Dans les années 1970, l’enjeu environnemental se limitait au refus de la bétonisation des côtes littorales, à la préservation d’îlots naturels face à l’avidité des constructeurs immobiliers, voire à la défense d’espèces menacées dans des terres lointaines. Un demi-siècle plus tard, un monde sépare l’indifférence des foules de l’époque du catastrophisme qui domine aujourd’hui la pensée écologiste. La menace qui nous semblait si éloignée géographiquement et dans le temps est aujourd’hui à nos portes. Le réchauffement climatique, la pollution de l’air et des sols, la déforestation, la disparition annoncée de milliers d’espèces animales à court terme, les migrations humaines entraînées par les catastrophes naturelles à répétition dans certaines parties du monde, comme en Asie du Sud-Est et en Amérique centrale, nous conduisent à repenser notre rapport au vivant. La menace d’un monde en pénurie hydrique est devenue une réalité à Sanaa, au Yémen, la première capitale sans eau, et des pénuries temporaires se sont déjà manifestées à São Paulo au Brésil, à Pékin, au Caire, à Moscou ou à Mexico, sans parler des villes du continent africain, particulièrement touchées par la sécheresse. 

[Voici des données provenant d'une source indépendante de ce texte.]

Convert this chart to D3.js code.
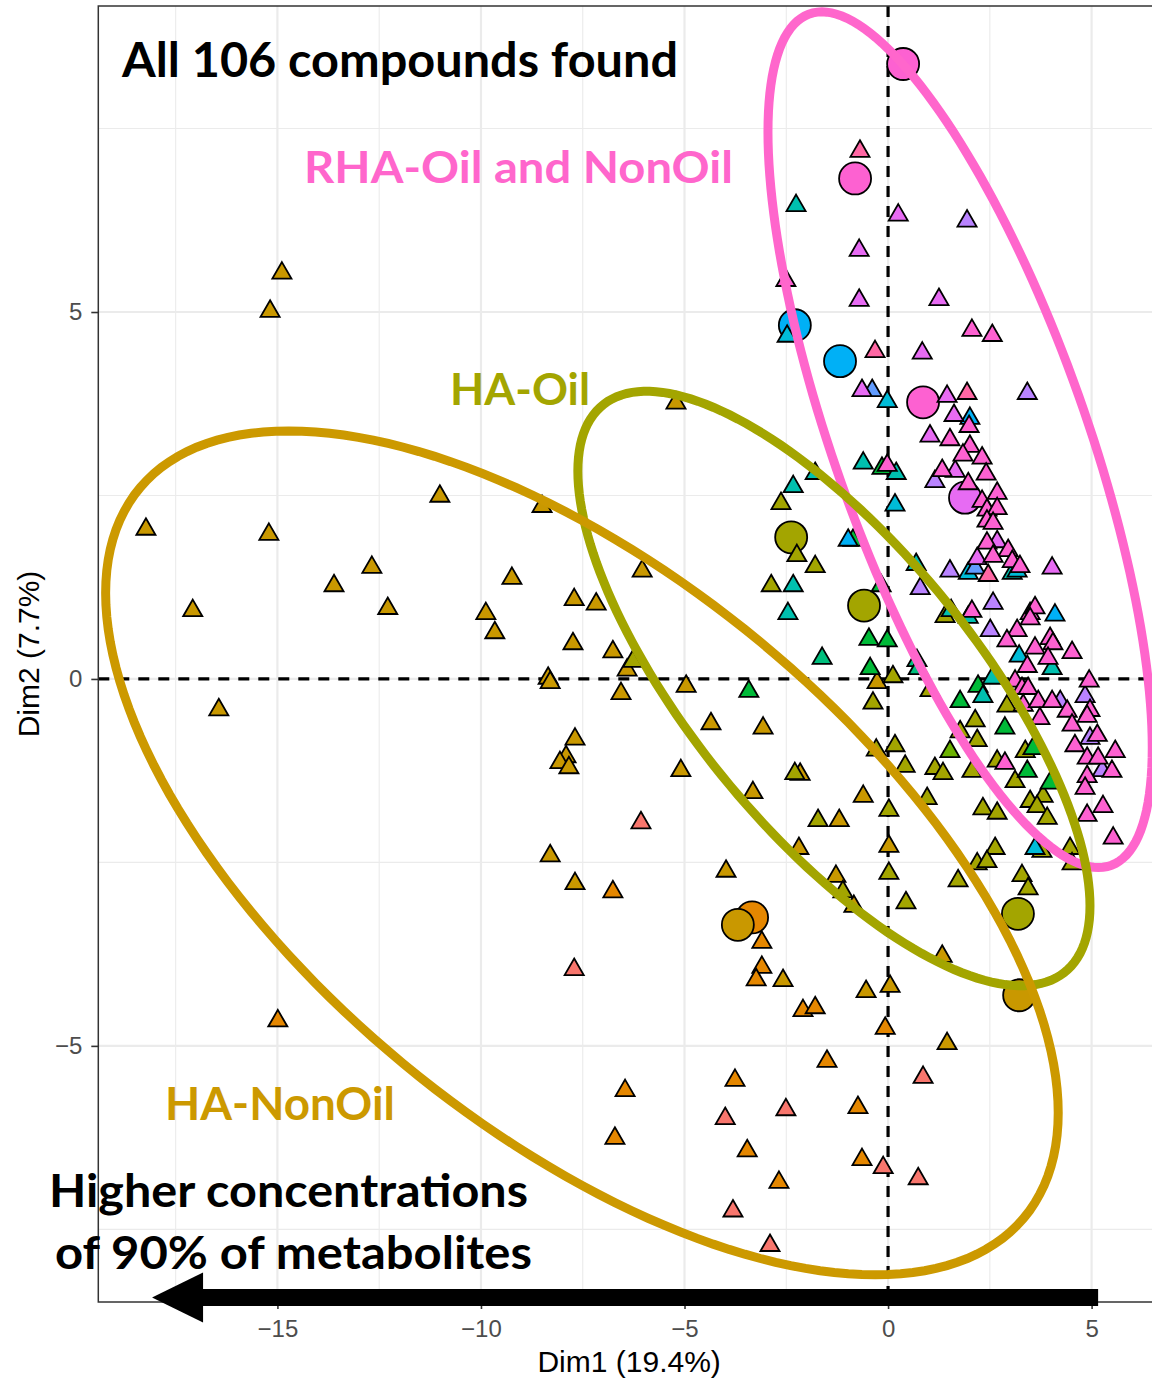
<!DOCTYPE html>
<html>
  <head>
    <meta charset="utf-8">
    <title>All 106 compounds - PCA</title>
    <style media="screen">
      body {margin:0; background:#fff}
      text {font-family: "Liberation Sans", Arial, sans-serif}
      .note {font-family: Lato, "Open Sans", sans-serif; font-weight: 700}
    </style>
  </head>
  <body>
    <script src="https://cdn.jsdelivr.net/npm/d3@7"></script>
    <script type="text/javascript">

    // individuals, [Dim1, Dim2], one array per group (15 groups)
    const g1 = [[-6.07,-1.96],[-7.71,-3.96],[0.86,-5.43],[-2.51,-5.87],[-4.00,-5.99],[-0.12,-6.66],[0.74,-6.81],[-3.81,-7.25],[-2.90,-7.72]]
    const g2 = [[-6.76,-2.90],[-14.99,-4.66],[-6.71,-6.26],[-6.46,-5.61],[-3.10,-3.59],[-3.10,-3.93],[-3.24,-4.10],[-2.09,-4.52],
      [-1.79,-4.48],[-0.07,-4.76],[-1.50,-5.21],[-3.76,-5.47],[-0.74,-5.84],[-3.46,-6.43],[-0.64,-6.55],[-2.68,-6.86]]
    const g3 = [[-14.89,5.53],[-15.18,5.01],[-18.23,2.04],[-15.21,1.97],[-17.08,0.93],[-16.44,-0.42],[-13.61,1.27],[-12.68,1.52],
      [-12.29,0.96],[-11.01,2.49],[-8.50,2.35],[-9.24,1.37],[-9.88,0.89],[-9.66,0.63],[-7.71,1.08],[-7.17,1.02],[-7.74,0.48],
      [-8.35,0.01],[-8.30,-0.05],[-7.69,-0.82],[-7.91,-1.06],[-8.06,-1.14],[-7.84,-1.21],[-5.21,3.76],[-6.04,1.47],[-6.76,0.37],
      [-6.41,0.12],[-6.56,-0.20],[-4.96,-0.10],[-4.35,-0.61],[-3.07,-0.67],[-5.09,-1.25],[-2.16,-1.30],[-3.32,-1.55],[-8.30,-2.41],
      [-7.69,-2.79],[-3.98,-2.62],[-2.58,-4.11],[-2.19,-2.31],[-1.20,-1.93],[-1.28,-2.69],[-0.84,-3.10],[0.02,-2.28],[1.33,-3.78],
      [-0.54,-4.26],[0.05,-4.19],[1.45,-4.97],[-0.61,-1.60],[-0.27,-0.05]]
    const g4 = [[-2.63,2.39],[-2.24,1.68],[-1.79,1.53],[-2.87,1.27],[-6.27,0.24],[-2.29,-1.29],[-1.72,-1.93],[-1.11,-2.90],
      [0.02,-1.79],[0.02,-2.65],[0.44,-3.05],[-0.37,-0.33],[-0.29,-0.97],[0.12,0.03],[0.17,-0.91],[0.42,-1.19],[0.96,-1.63],
      [1.03,-0.16],[1.40,0.85],[2.14,-0.57],[1.77,-0.72],[2.19,-0.84],[2.92,-0.37],[3.37,-0.99],[2.68,-1.12],[1.15,-1.22],
      [1.35,-1.29],[2.06,-1.26],[3.12,-1.40],[3.81,-1.60],[3.49,-1.67],[2.33,-1.77],[2.68,-1.83],[3.66,-1.74],[3.91,-1.90],
      [2.63,-2.31],[4.47,-2.31],[3.78,-2.35],[1.72,-2.75],[2.19,-2.52],[2.43,-2.49],[3.29,-2.68],[3.44,-2.86],[4.52,-2.52]]
    const g5 = [[1.52,-0.99]]
    const g6 = [[-3.42,-0.17],[-0.44,0.14],[-0.86,1.89],[-0.15,2.87],[-0.17,1.27],[-0.47,0.54],[-0.02,0.52],[2.21,-0.10],
      [1.77,-0.31],[2.87,-0.67],[3.56,-0.95],[3.42,-1.26],[3.98,-1.42]]
    const g7 = [[-1.62,0.28],[0.71,0.25],[0.74,0.14]]
    const g8 = [[-2.33,2.62],[-1.79,2.80],[-2.33,1.27],[-2.46,0.89],[-0.61,2.94],[0.20,2.80],[-2.26,6.45],[0.69,1.56],
      [1.55,0.93],[1.97,0.84],[2.33,-0.24],[2.56,0.01],[4.03,0.14],[3.05,1.44]]
    const g9 = [[-2.48,4.67],[-0.02,3.78],[0.17,2.37],[1.97,1.44],[3.22,0.31],[3.61,-2.31],[3.17,1.47]]
    const g10 = [[-0.98,1.89],[2.01,3.55],[4.10,0.87]]
    const g11 = [[-0.39,3.93],[2.14,1.51]]
    const g12 = [[1.94,6.24],[3.42,3.89],[1.15,2.69],[1.52,1.47],[0.79,1.23],[2.58,1.03],[2.51,0.66],[4.84,-0.24],
      [4.23,-0.31],[4.96,-0.81],[5.26,-1.25]]
    const g13 = [[0.25,6.32],[-0.71,5.84],[-0.71,5.16],[1.25,5.17],[0.84,4.44],[-0.64,3.93],[1.45,3.85],[1.62,3.59],
      [1.03,3.31],[1.65,2.83],[2.68,1.87],[2.19,1.64],[4.03,1.51]]
    const g14 = [[-2.51,5.43],[2.06,4.75],[2.56,4.68],[-0.02,2.91],[1.99,3.44],[1.52,3.26],[2.01,3.17],[1.84,3.05],
      [2.31,3.01],[1.33,2.84],[2.41,2.79],[1.97,2.66],[2.68,2.53],[2.31,2.42],[2.43,2.30],[2.68,2.32],[2.43,2.15],[2.58,2.12],
      [2.43,1.85],[2.95,1.75],[2.58,1.67],[3.05,1.60],[3.24,1.53],[2.06,0.92],[3.49,0.89],[3.61,0.97],[3.17,0.66],[2.92,0.52],
      [3.61,0.42],[3.98,0.55],[4.05,0.48],[3.93,0.28],[4.52,0.36],[3.42,0.17],[3.12,-0.03],[3.29,-0.13],[3.44,-0.13],
      [4.94,-0.03],[3.32,-0.36],[3.69,-0.31],[4.03,-0.31],[4.40,-0.44],[3.73,-0.54],[4.96,-0.43],[4.89,-0.51],[4.52,-0.63],
      [5.14,-0.77],[4.59,-0.91],[5.58,-0.99],[4.89,-1.08],[5.16,-1.08],[5.50,-1.26],[4.89,-1.33],[4.84,-1.49],[2.87,-1.15],
      [4.89,-1.86],[5.28,-1.74],[5.53,-2.17],[3.49,0.82]]
    const g15 = [[-0.69,7.19],[-0.32,4.46],[1.94,3.89],[2.46,1.41]]

    const groupPoints = [g1, g2, g3, g4, g5, g6, g7, g8, g9, g10, g11, g12, g13, g14, g15]

    // large points (group index is 0-based)
    const meanDim1 = [0.37, -0.81, -2.29, -1.18, 0.86, 1.89, -2.38, -0.59, -3.34, -3.69, 3.19, 3.22]
    const meanDim2 = [8.38, 6.82, 4.82, 4.33, 3.77, 2.47, 1.93, 1.00, -3.25, -3.35, -3.20, -4.31]
    const meanGroup = [13, 13, 9, 9, 13, 12, 3, 3, 1, 2, 3, 2]

    const xTicks = [-15, -10, -5, 0, 5]
    const yTicks = [-5, 0, 5]

    // hand-drawn ellipses: centre, half extent in x / y, phase (deg)
    const ellipseNames = ['RHA-Oil and NonOil', 'HA-Oil', 'HA-NonOil']
    const ellipseCentre = [[1.77, 3.26], [-1.33, -0.13], [-7.52, -2.37]]
    const ellipseHalf = [[4.72, 5.83], [6.29, 4.05], [11.70, 5.75]]
    const ellipsePhase = [44, 43, 52]

    const palette = ['#F8766D','#E58700','#C99800','#A3A500','#6BB100','#00BA38','#00BF7D','#00C0AF',
      '#00BCD8','#00B0F6','#619CFF','#B983FF','#E76BF3','#FD61D1','#FF67A4']
    const ellipseColours = ['#FF66CC', '#A3A500', '#CC9900']

    const W = 1152, H = 1379

    const svg = d3.select('body').append('svg')
      .attr('width', W)
      .attr('height', H)

    const x = d3.scaleLinear().domain([-19.4, 6.68]).range([98.3, 1160])
    const y = d3.scaleLinear().domain([-8.49, 9.17]).range([1302, 6])
    const colour = d3.scaleOrdinal().domain(d3.range(15)).range(palette)

    svg.append('clipPath').attr('id', 'panel')
      .append('rect').attr('x', 98.3).attr('y', 6).attr('width', 1160 - 98.3).attr('height', 1296)

    const grid = svg.append('g').attr('clip-path', 'url(#panel)')

    // minor grid
    grid.selectAll('.minx').data([-17.5, -12.5, -7.5, -2.5, 2.5]).join('line')
      .attr('x1', d => x(d)).attr('x2', d => x(d)).attr('y1', 6).attr('y2', 1302)
      .attr('stroke', '#EBEBEB').attr('stroke-width', 1.1)
    grid.selectAll('.miny').data([-7.5, -2.5, 2.5, 7.5]).join('line')
      .attr('y1', d => y(d)).attr('y2', d => y(d)).attr('x1', 98.3).attr('x2', 1160)
      .attr('stroke', '#EBEBEB').attr('stroke-width', 1.1)
    // major grid
    grid.selectAll('.majx').data(xTicks).join('line')
      .attr('x1', d => x(d)).attr('x2', d => x(d)).attr('y1', 6).attr('y2', 1302)
      .attr('stroke', '#EBEBEB').attr('stroke-width', 2.2)
    grid.selectAll('.majy').data(yTicks).join('line')
      .attr('y1', d => y(d)).attr('y2', d => y(d)).attr('x1', 98.3).attr('x2', 1160)
      .attr('stroke', '#EBEBEB').attr('stroke-width', 2.2)

    // zero lines
    grid.append('line')
      .attr('x1', x(0)).attr('x2', x(0)).attr('y1', 6).attr('y2', 1302)
      .attr('stroke', '#000').attr('stroke-width', 3.2).attr('stroke-dasharray', '11,9')
    grid.append('line')
      .attr('y1', y(0)).attr('y2', y(0)).attr('x1', 98.3).attr('x2', 1160)
      .attr('stroke', '#000').attr('stroke-width', 3.2).attr('stroke-dasharray', '11,9')

    // large circles
    const means = meanDim1.map((d, i) => ({x: d, y: meanDim2[i], g: meanGroup[i]}))
    svg.append('g').selectAll('circle').data(means).join('circle')
      .attr('cx', d => x(d.x)).attr('cy', d => y(d.y)).attr('r', 16)
      .attr('fill', d => colour(d.g)).attr('stroke', '#000').attr('stroke-width', 1.8)

    // triangles
    const tri = d3.symbol().type(d3.symbolTriangle).size(158)
    const pts = groupPoints.flatMap((arr, g) => arr.map(p => ({x: p[0], y: p[1], g})))
    svg.append('g').selectAll('path').data(pts).join('path')
      .attr('d', tri)
      .attr('transform', d => `translate(${x(d.x)},${y(d.y)})`)
      .attr('fill', d => colour(d.g)).attr('stroke', '#000').attr('stroke-width', 1.8)
      .attr('stroke-linejoin', 'miter')

    // panel border
    svg.append('rect')
      .attr('x', 98.3).attr('y', 6).attr('width', 1160 - 98.3).attr('height', 1296)
      .attr('fill', 'none').attr('stroke', '#333').attr('stroke-width', 1.5)

    // axes
    const xAxis = svg.append('g').attr('transform', 'translate(0,1302)')
      .call(d3.axisBottom(x).tickValues(xTicks).tickSize(7).tickPadding(11))
    const yAxis = svg.append('g').attr('transform', 'translate(98.3,0)')
      .call(d3.axisLeft(y).tickValues(yTicks).tickSize(7).tickPadding(9))
    for (const ax of [xAxis, yAxis]) {
      ax.select('.domain').remove()
      ax.selectAll('line').attr('stroke', '#333').attr('stroke-width', 1.6)
      ax.selectAll('text').attr('fill', '#4D4D4D').attr('font-size', 24)
        .attr('font-family', '"Liberation Sans", Arial, sans-serif')
    }

    svg.append('text')
      .attr('x', (98.3 + 1160) / 2).attr('y', 1372)
      .attr('text-anchor', 'middle').attr('font-size', 30).attr('fill', '#000')
      .text('Dim1 (19.4%)')
    svg.append('text')
      .attr('transform', 'translate(39,654) rotate(-90)')
      .attr('text-anchor', 'middle').attr('font-size', 30).attr('fill', '#000')
      .text('Dim2 (7.7%)')

    // ellipses
    const ell = d3.line().x(d => x(d[0])).y(d => y(d[1])).curve(d3.curveLinearClosed)
    const angles = d3.range(0, 360, 2).map(a => a * Math.PI / 180)
    ellipseNames.forEach((name, i) => {
      const [cx, cy] = ellipseCentre[i]
      const [rx, ry] = ellipseHalf[i]
      const ph = ellipsePhase[i] * Math.PI / 180
      const ring = angles.map(t => [cx + rx * Math.cos(t), cy - ry * Math.cos(t + ph)])
      svg.append('path')
        .attr('d', ell(ring))
        .attr('fill', 'none').attr('stroke', ellipseColours[i]).attr('stroke-width', 9)
    })

    // text notes
    const notes = [
      {t: 'All 106 compounds found', x: 122, y: 77, s: 47, w: 556, c: '#000'},
      {t: ellipseNames[0], x: 304, y: 183, s: 43, w: 429, c: ellipseColours[0]},
      {t: ellipseNames[1], x: 450, y: 405, s: 43, w: 140, c: ellipseColours[1]},
      {t: ellipseNames[2], x: 165, y: 1120, s: 46, w: 230, c: ellipseColours[2]},
      {t: 'Higher concentrations', x: 49, y: 1207, s: 45, w: 479, c: '#000'},
      {t: 'of 90% of metabolites', x: 55, y: 1269, s: 45, w: 477, c: '#000'}
    ]
    svg.append('g').selectAll('text').data(notes).join('text')
      .attr('class', 'note')
      .attr('x', d => d.x).attr('y', d => d.y)
      .attr('font-size', d => d.s).attr('fill', d => d.c)
      .attr('textLength', d => d.w).attr('lengthAdjust', 'spacingAndGlyphs')
      .text(d => d.t)

    // arrow along the bottom
    const tail = x(5.16), tip = x(-18.08), ay = y(-8.43)
    svg.append('line')
      .attr('x1', tail).attr('x2', tip + 48).attr('y1', ay).attr('y2', ay)
      .attr('stroke', '#000').attr('stroke-width', 17)
    svg.append('path')
      .attr('d', `M${tip},${ay} L${tip + 51},${ay - 25} L${tip + 51},${ay + 25} Z`)
      .attr('fill', '#000')

    </script>
  </body>
</html>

En réaction, plusieurs courants intellectuels ont tenté depuis une trentaine d’années d’analyser cette situation. L’écologie profonde a commencé par remettre en cause la conception utilitariste de la nature, à travers la défense de la valeur intrinsèque des êtres vivants et de la nature, indépendante de leur utilité pour l’homme. L’antispécisme poursuit cette démarche en refusant de placer l’être humain au-dessus des autres espèces de l’ordre naturel. L’humanisme écologique tente, à partir de cette double déconstruction, de penser les conditions d’un nouvel humanisme qui intègre l’homme dans la biodiversité sans l’y soumettre. 

Deux démarches distinctes émergent de ces questionnements : le développement durable veut concilier croissance économique et respect de l’environnement. La collapsologie pense pour sa part l’effondrement de la civilisation industrielle et tente de définir ce qui pourrait lui succéder. Dans les deux cas, la principale leçon de René Dumont semble avoir été intégrée : l’écologie n’est plus une option, elle est devenue une urgence et un impératif pour notre temps.